Written problem
Give back the full listing, character for character, with no pictures.

===== Stored data =====

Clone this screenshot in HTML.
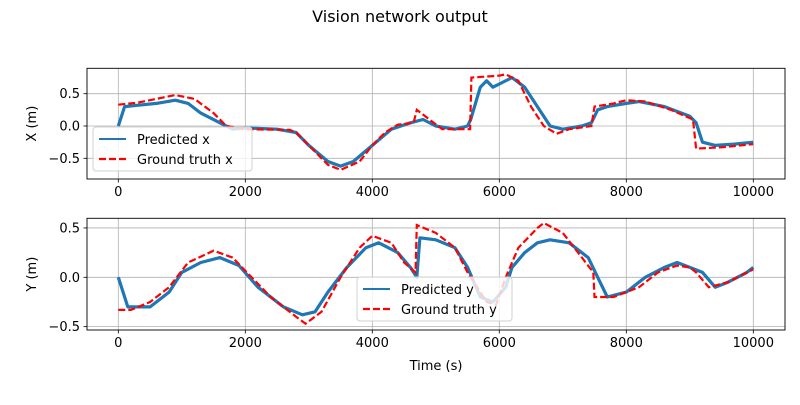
<!DOCTYPE html>
<html><head><meta charset="utf-8"><style>
body{margin:0;background:#fff;font-family:"Liberation Sans","DejaVu Sans",sans-serif}
svg text{font-family:"DejaVu Sans","Liberation Sans",sans-serif}
</style></head><body>
<svg id="c" width="800" height="400" xmlns="http://www.w3.org/2000/svg">
<text x="400" y="22" text-anchor="middle" font-size="16">Vision network output</text>
</svg>
<script>
const xTicks=[0,2000,4000,6000,8000,10000];
const topTicks=[0.5,0.0,-0.5];
const botTicks=[0.5,0.0,-0.5];
const gtxT=[0,300,600,900,1200,1500,1700,2000,2700,2800,3000,3300,3500,3800,4000,4200,4400,4650,4700,4900,5100,5540,5560,6000,6100,6300,6500,6700,6900,7100,7450,7500,7800,8000,8300,8700,9050,9100,9500,10000];
const gtxV=[0.33,0.36,0.42,0.48,0.42,0.2,0,-0.05,-0.06,-0.1,-0.3,-0.6,-0.68,-0.55,-0.3,-0.1,0.02,0.05,0.25,0.1,-0.05,-0.05,0.75,0.78,0.8,0.7,0.3,0,-0.12,-0.05,0,0.3,0.35,0.4,0.38,0.25,0.1,-0.35,-0.33,-0.28];
const pxT=[0,100,300,600,900,1100,1300,1600,1800,2000,2500,2800,3000,3300,3500,3700,4000,4300,4600,4800,5000,5300,5500,5550,5700,5800,5900,6000,6200,6400,6600,6800,7000,7300,7450,7550,7700,8000,8200,8600,9000,9100,9200,9400,9700,10000];
const pxV=[0,0.3,0.32,0.35,0.4,0.35,0.2,0.05,-0.05,-0.03,-0.05,-0.1,-0.3,-0.55,-0.62,-0.55,-0.3,-0.05,0.05,0.1,0,-0.05,0,0.1,0.6,0.7,0.6,0.65,0.75,0.6,0.3,0,-0.05,0,0.05,0.25,0.3,0.35,0.38,0.3,0.15,0.05,-0.25,-0.3,-0.28,-0.25];
const gtyT=[0,200,500,800,1100,1500,1800,2100,2400,2800,2950,3200,3500,3800,4000,4300,4500,4680,4700,5000,5300,5500,5800,5950,6100,6300,6600,6700,7000,7300,7480,7500,7800,8200,8500,8800,9000,9100,9300,9600,9900,10000];
const gtyV=[-0.33,-0.33,-0.25,-0.1,0.15,0.27,0.2,0,-0.2,-0.4,-0.47,-0.35,0,0.3,0.42,0.35,0.15,0.05,0.53,0.45,0.3,0.05,-0.25,-0.28,0,0.3,0.5,0.55,0.45,0.2,0.05,-0.2,-0.2,-0.1,0.05,0.12,0.1,0.05,-0.1,-0.05,0.05,0.08];
const pyT=[0,150,500,800,1000,1300,1600,1900,2200,2600,2900,3100,3300,3600,3900,4100,4400,4600,4700,4750,5000,5300,5500,5700,5900,6100,6200,6400,6600,6800,7100,7400,7550,7700,8000,8300,8600,8800,9000,9200,9400,9600,9900,10000];
const pyV=[0,-0.3,-0.3,-0.15,0.05,0.15,0.2,0.12,-0.1,-0.3,-0.38,-0.35,-0.15,0.1,0.3,0.35,0.25,0.1,0,0.4,0.38,0.3,0.1,-0.2,-0.25,-0.1,0.1,0.25,0.35,0.38,0.35,0.2,0,-0.2,-0.15,0,0.1,0.15,0.1,0.05,-0.1,-0.05,0.05,0.1];
const svg=document.getElementById('c');const NS='http://www.w3.org/2000/svg';
function mk(t,a,p){const e=document.createElementNS(NS,t);for(const k in a)e.setAttribute(k,a[k]);(p||svg).appendChild(e);return e;}
const X=t=>118.3+t*0.0635;
function panel(top,bot,zeroY,scale,ticks,ylabel,gT,gV,pT,pV,name,leg){
  const Y=v=>zeroY-v*scale;
  const g=mk('g',{});
  
  
  xTicks.forEach(t=>{const l=mk('line',{x1:X(t),x2:X(t),y1:top,y2:bot,stroke:'#b0b0b0','stroke-width':0.8},g);
    
    mk('line',{x1:X(t),x2:X(t),y1:bot,y2:bot+3.5,stroke:'#000','stroke-width':0.8},g);
    if(name==='bottom'||true){const tx=mk('text',{x:X(t),y:bot+17,'text-anchor':'middle','font-size':13},g);tx.textContent=t;
    }});
  ticks.forEach(v=>{const l=mk('line',{x1:87,x2:785,y1:Y(v),y2:Y(v),stroke:'#b0b0b0','stroke-width':0.8},g);
    
    mk('line',{x1:83.5,x2:87,y1:Y(v),y2:Y(v),stroke:'#000','stroke-width':0.8},g);
    const tx=mk('text',{x:80,y:Y(v)+4.5,'text-anchor':'end','font-size':13},g);tx.textContent=(v<0?'\u22120.5':v.toFixed(1));
    });
  const pd=pT.map((t,i)=>(i?'L':'M')+X(t).toFixed(1)+','+Y(pV[i]).toFixed(1)).join('');
  const pp=mk('path',{d:pd,fill:'none',stroke:'#1f77b4','stroke-width':3.2,'stroke-linejoin':'round'},g);
  
  const gd=gT.map((t,i)=>(i?'L':'M')+X(t).toFixed(1)+','+Y(gV[i]).toFixed(1)).join('');
  const gp=mk('path',{d:gd,fill:'none',stroke:'#ff0000','stroke-width':2.2,'stroke-dasharray':'7,3'},g);
  
  const fr=mk('rect',{x:87,y:top,width:698,height:bot-top,fill:'none',stroke:'#000','stroke-width':0.9},g);
  
  const yl=mk('text',{x:0,y:0,'text-anchor':'middle','font-size':13,transform:`translate(36,${(top+bot)/2}) rotate(-90)`},g);
  yl.textContent=ylabel;
  const lg=mk('g',{},g);
  mk('rect',{x:leg[0],y:leg[1],width:leg[2],height:44,rx:3,fill:'rgba(255,255,255,0.8)',stroke:'#d0d0d0'},lg);
  mk('line',{x1:leg[0]+6,x2:leg[0]+33,y1:leg[1]+12,y2:leg[1]+12,stroke:'#1f77b4','stroke-width':2},lg);
  mk('line',{x1:leg[0]+6,x2:leg[0]+33,y1:leg[1]+32,y2:leg[1]+32,stroke:'#ff0000','stroke-width':2.2,'stroke-dasharray':'7,3'},lg);
  const l1=mk('text',{x:leg[0]+44,y:leg[1]+17,'font-size':13},lg);l1.textContent='Predicted '+leg[3];
  
  const l2=mk('text',{x:leg[0]+44,y:leg[1]+37,'font-size':13},lg);l2.textContent='Ground truth '+leg[3];
  
}
panel(68.3,179,126,64.6,topTicks,'X (m)',gtxT,gtxV,pxT,pxV,'top',[93,127,159,'x']);
panel(218.3,330,277.3,98.7,botTicks,'Y (m)',gtyT,gtyV,pyT,pyV,'bottom',[357,277,155,'y']);
const xl=mk('text',{x:436,y:370,'text-anchor':'middle','font-size':13});
xl.textContent='Time (s)';


</script>
</body></html>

=====

Final result
Clone this screenshot in HTML.
<!DOCTYPE html>
<html><head><meta charset="utf-8"><style>
body{margin:0;background:#fff;font-family:"Liberation Sans","DejaVu Sans",sans-serif}
svg text{font-family:"DejaVu Sans","Liberation Sans",sans-serif}
</style></head><body>
<svg id="c" width="800" height="400" xmlns="http://www.w3.org/2000/svg">
<text x="400" y="22" text-anchor="middle" font-size="16">Vision network output</text>
</svg>
<script>
const xTicks=[0,2000,4000,6000,8000,10000];
const topTicks=[0.5,0.0,-0.5];
const botTicks=[0.5,0.0,-0.5];
const gtxT=[0,300,600,900,1200,1500,1700,2000,2700,2800,3000,3300,3500,3800,4000,4200,4400,4650,4700,4900,5100,5540,5560,6000,6100,6300,6500,6700,6900,7100,7450,7500,7800,8000,8300,8700,9050,9100,9500,10000];
const gtxV=[0.33,0.36,0.42,0.48,0.42,0.2,0,-0.05,-0.06,-0.1,-0.3,-0.6,-0.68,-0.55,-0.3,-0.1,0.02,0.05,0.25,0.1,-0.05,-0.05,0.75,0.78,0.8,0.7,0.3,0,-0.12,-0.05,0,0.3,0.35,0.4,0.38,0.25,0.1,-0.35,-0.33,-0.28];
const pxT=[0,100,300,600,900,1100,1300,1600,1800,2000,2500,2800,3000,3300,3500,3700,4000,4300,4600,4800,5000,5300,5500,5550,5700,5800,5900,6000,6200,6400,6600,6800,7000,7300,7450,7550,7700,8000,8200,8600,9000,9100,9200,9400,9700,10000];
const pxV=[0,0.3,0.32,0.35,0.4,0.35,0.2,0.05,-0.05,-0.03,-0.05,-0.1,-0.3,-0.55,-0.62,-0.55,-0.3,-0.05,0.05,0.1,0,-0.05,0,0.1,0.6,0.7,0.6,0.65,0.75,0.6,0.3,0,-0.05,0,0.05,0.25,0.3,0.35,0.38,0.3,0.15,0.05,-0.25,-0.3,-0.28,-0.25];
const gtyT=[0,200,500,800,1100,1500,1800,2100,2400,2800,2950,3200,3500,3800,4000,4300,4500,4680,4700,5000,5300,5500,5800,5950,6100,6300,6600,6700,7000,7300,7480,7500,7800,8200,8500,8800,9000,9100,9300,9600,9900,10000];
const gtyV=[-0.33,-0.33,-0.25,-0.1,0.15,0.27,0.2,0,-0.2,-0.4,-0.47,-0.35,0,0.3,0.42,0.35,0.15,0.05,0.53,0.45,0.3,0.05,-0.25,-0.28,0,0.3,0.5,0.55,0.45,0.2,0.05,-0.2,-0.2,-0.1,0.05,0.12,0.1,0.05,-0.1,-0.05,0.05,0.08];
const pyT=[0,150,500,800,1000,1300,1600,1900,2200,2600,2900,3100,3300,3600,3900,4100,4400,4600,4700,4750,5000,5300,5500,5700,5900,6100,6200,6400,6600,6800,7100,7400,7550,7700,8000,8300,8600,8800,9000,9200,9400,9600,9900,10000];
const pyV=[0,-0.3,-0.3,-0.15,0.05,0.15,0.2,0.12,-0.1,-0.3,-0.38,-0.35,-0.15,0.1,0.3,0.35,0.25,0.1,0,0.4,0.38,0.3,0.1,-0.2,-0.25,-0.1,0.1,0.25,0.35,0.38,0.35,0.2,0,-0.2,-0.15,0,0.1,0.15,0.1,0.05,-0.1,-0.05,0.05,0.1];
const svg=document.getElementById('c');const NS='http://www.w3.org/2000/svg';
function mk(t,a,p){const e=document.createElementNS(NS,t);for(const k in a)e.setAttribute(k,a[k]);(p||svg).appendChild(e);return e;}
const X=t=>118.3+t*0.0635;
function panel(top,bot,zeroY,scale,ticks,ylabel,gT,gV,pT,pV,name,leg){
  const Y=v=>zeroY-v*scale;
  const g=mk('g',{});
  
  
  xTicks.forEach(t=>{const l=mk('line',{x1:X(t),x2:X(t),y1:top,y2:bot,stroke:'#b0b0b0','stroke-width':0.8},g);
    
    mk('line',{x1:X(t),x2:X(t),y1:bot,y2:bot+3.5,stroke:'#000','stroke-width':0.8},g);
    if(name==='bottom'||true){const tx=mk('text',{x:X(t),y:bot+17,'text-anchor':'middle','font-size':13},g);tx.textContent=t;
    }});
  ticks.forEach(v=>{const l=mk('line',{x1:87,x2:785,y1:Y(v),y2:Y(v),stroke:'#b0b0b0','stroke-width':0.8},g);
    
    mk('line',{x1:83.5,x2:87,y1:Y(v),y2:Y(v),stroke:'#000','stroke-width':0.8},g);
    const tx=mk('text',{x:80,y:Y(v)+4.5,'text-anchor':'end','font-size':13},g);tx.textContent=(v<0?'\u22120.5':v.toFixed(1));
    });
  const pd=pT.map((t,i)=>(i?'L':'M')+X(t).toFixed(1)+','+Y(pV[i]).toFixed(1)).join('');
  const pp=mk('path',{d:pd,fill:'none',stroke:'#1f77b4','stroke-width':3.2,'stroke-linejoin':'round'},g);
  
  const gd=gT.map((t,i)=>(i?'L':'M')+X(t).toFixed(1)+','+Y(gV[i]).toFixed(1)).join('');
  const gp=mk('path',{d:gd,fill:'none',stroke:'#ff0000','stroke-width':2.2,'stroke-dasharray':'7,3'},g);
  
  const fr=mk('rect',{x:87,y:top,width:698,height:bot-top,fill:'none',stroke:'#000','stroke-width':0.9},g);
  
  const yl=mk('text',{x:0,y:0,'text-anchor':'middle','font-size':13,transform:`translate(36,${(top+bot)/2}) rotate(-90)`},g);
  yl.textContent=ylabel;
  const lg=mk('g',{},g);
  mk('rect',{x:leg[0],y:leg[1],width:leg[2],height:44,rx:3,fill:'rgba(255,255,255,0.8)',stroke:'#d0d0d0'},lg);
  mk('line',{x1:leg[0]+6,x2:leg[0]+33,y1:leg[1]+12,y2:leg[1]+12,stroke:'#1f77b4','stroke-width':2},lg);
  mk('line',{x1:leg[0]+6,x2:leg[0]+33,y1:leg[1]+32,y2:leg[1]+32,stroke:'#ff0000','stroke-width':2.2,'stroke-dasharray':'7,3'},lg);
  const l1=mk('text',{x:leg[0]+44,y:leg[1]+17,'font-size':13},lg);l1.textContent='Predicted '+leg[3];
  
  const l2=mk('text',{x:leg[0]+44,y:leg[1]+37,'font-size':13},lg);l2.textContent='Ground truth '+leg[3];
  
}
panel(68.3,179,126,64.6,topTicks,'X (m)',gtxT,gtxV,pxT,pxV,'top',[93,127,159,'x']);
panel(218.3,330,277.3,98.7,botTicks,'Y (m)',gtyT,gtyV,pyT,pyV,'bottom',[357,277,155,'y']);
const xl=mk('text',{x:436,y:370,'text-anchor':'middle','font-size':13});
xl.textContent='Time (s)';


</script>
</body></html>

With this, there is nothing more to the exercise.